● **Source code of charts**:
-----
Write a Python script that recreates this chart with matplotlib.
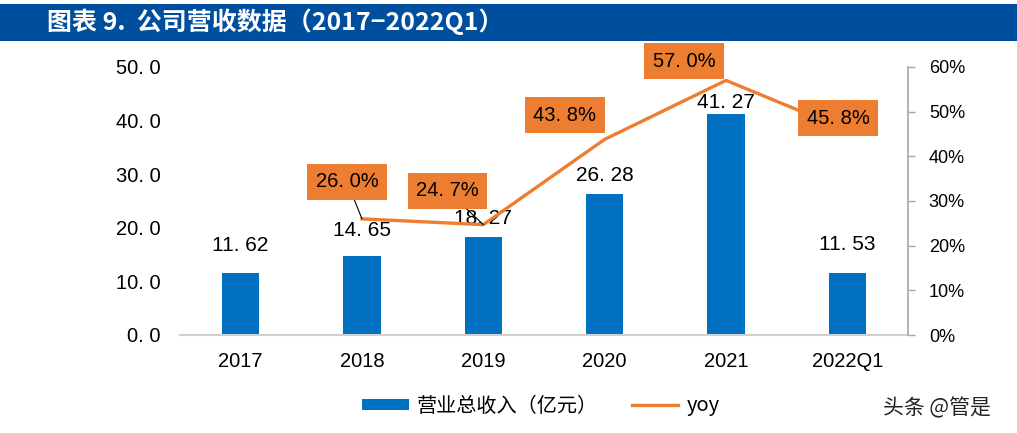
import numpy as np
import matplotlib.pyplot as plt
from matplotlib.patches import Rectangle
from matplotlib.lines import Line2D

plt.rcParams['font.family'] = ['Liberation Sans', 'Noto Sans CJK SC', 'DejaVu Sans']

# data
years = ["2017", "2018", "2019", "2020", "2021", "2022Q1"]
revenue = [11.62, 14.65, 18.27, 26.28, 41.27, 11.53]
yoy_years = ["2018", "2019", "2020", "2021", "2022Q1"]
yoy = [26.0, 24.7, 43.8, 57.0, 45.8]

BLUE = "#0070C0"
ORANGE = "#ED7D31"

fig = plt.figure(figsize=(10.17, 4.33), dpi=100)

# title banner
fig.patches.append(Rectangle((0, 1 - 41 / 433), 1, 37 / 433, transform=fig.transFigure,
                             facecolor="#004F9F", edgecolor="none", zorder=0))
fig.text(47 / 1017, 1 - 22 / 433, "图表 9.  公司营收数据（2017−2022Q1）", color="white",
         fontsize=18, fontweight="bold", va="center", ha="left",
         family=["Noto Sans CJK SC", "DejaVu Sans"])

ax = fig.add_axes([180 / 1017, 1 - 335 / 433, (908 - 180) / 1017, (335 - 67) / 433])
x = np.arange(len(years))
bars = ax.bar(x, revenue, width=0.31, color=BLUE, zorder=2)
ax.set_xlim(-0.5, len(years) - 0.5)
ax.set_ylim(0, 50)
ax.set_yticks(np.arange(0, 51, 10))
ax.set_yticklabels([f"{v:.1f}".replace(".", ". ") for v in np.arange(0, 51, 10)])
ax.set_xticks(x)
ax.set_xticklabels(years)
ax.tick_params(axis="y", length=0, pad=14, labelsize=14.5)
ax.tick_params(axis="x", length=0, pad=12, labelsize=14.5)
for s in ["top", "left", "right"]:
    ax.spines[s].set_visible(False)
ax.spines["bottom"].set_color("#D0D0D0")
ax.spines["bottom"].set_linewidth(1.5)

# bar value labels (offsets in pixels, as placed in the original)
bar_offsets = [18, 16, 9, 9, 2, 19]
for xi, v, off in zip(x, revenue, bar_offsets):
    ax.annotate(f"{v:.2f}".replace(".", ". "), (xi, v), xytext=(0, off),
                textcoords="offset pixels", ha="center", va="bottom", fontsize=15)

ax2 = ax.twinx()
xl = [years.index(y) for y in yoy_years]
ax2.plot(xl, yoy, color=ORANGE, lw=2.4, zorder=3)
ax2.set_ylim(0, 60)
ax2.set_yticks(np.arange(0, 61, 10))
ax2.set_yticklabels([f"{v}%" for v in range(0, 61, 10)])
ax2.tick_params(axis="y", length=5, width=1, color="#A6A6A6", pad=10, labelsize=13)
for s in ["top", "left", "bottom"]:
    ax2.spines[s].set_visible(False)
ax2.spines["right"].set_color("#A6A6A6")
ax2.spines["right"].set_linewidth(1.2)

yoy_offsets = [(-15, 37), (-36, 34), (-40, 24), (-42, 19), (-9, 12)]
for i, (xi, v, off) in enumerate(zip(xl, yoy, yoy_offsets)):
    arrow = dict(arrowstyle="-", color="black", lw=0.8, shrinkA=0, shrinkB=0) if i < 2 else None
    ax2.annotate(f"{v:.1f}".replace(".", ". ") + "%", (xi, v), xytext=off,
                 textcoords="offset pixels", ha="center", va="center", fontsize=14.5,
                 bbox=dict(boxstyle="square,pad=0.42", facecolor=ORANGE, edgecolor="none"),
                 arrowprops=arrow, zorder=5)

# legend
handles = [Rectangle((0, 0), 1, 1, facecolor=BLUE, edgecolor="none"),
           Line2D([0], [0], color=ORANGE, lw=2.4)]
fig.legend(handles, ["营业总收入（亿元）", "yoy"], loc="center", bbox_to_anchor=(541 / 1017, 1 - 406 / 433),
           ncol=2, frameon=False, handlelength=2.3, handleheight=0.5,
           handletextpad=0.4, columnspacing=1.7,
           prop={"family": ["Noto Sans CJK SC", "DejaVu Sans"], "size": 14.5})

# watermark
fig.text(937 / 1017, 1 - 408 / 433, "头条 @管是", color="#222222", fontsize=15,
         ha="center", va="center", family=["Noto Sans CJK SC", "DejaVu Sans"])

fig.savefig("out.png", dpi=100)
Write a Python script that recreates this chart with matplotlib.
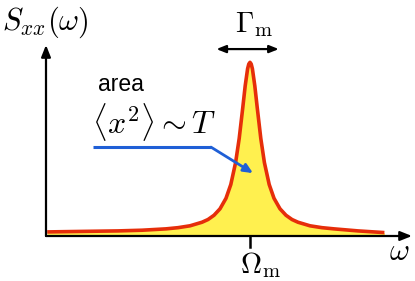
-----
● **The request**: Copy exactly the lines running from the beginning of the listing through the line that has "plt.rcParams['font.family'] = ['Liberation". Drop the pictures.

● **Answer for the task**:
Write a Python script that recreates this chart with matplotlib.
import numpy as np
import matplotlib.pyplot as plt
from matplotlib.patches import Rectangle
from matplotlib.lines import Line2D

plt.rcParams['font.family'] = ['Liberation Sans', 'Noto Sans CJK SC', 'DejaVu Sans']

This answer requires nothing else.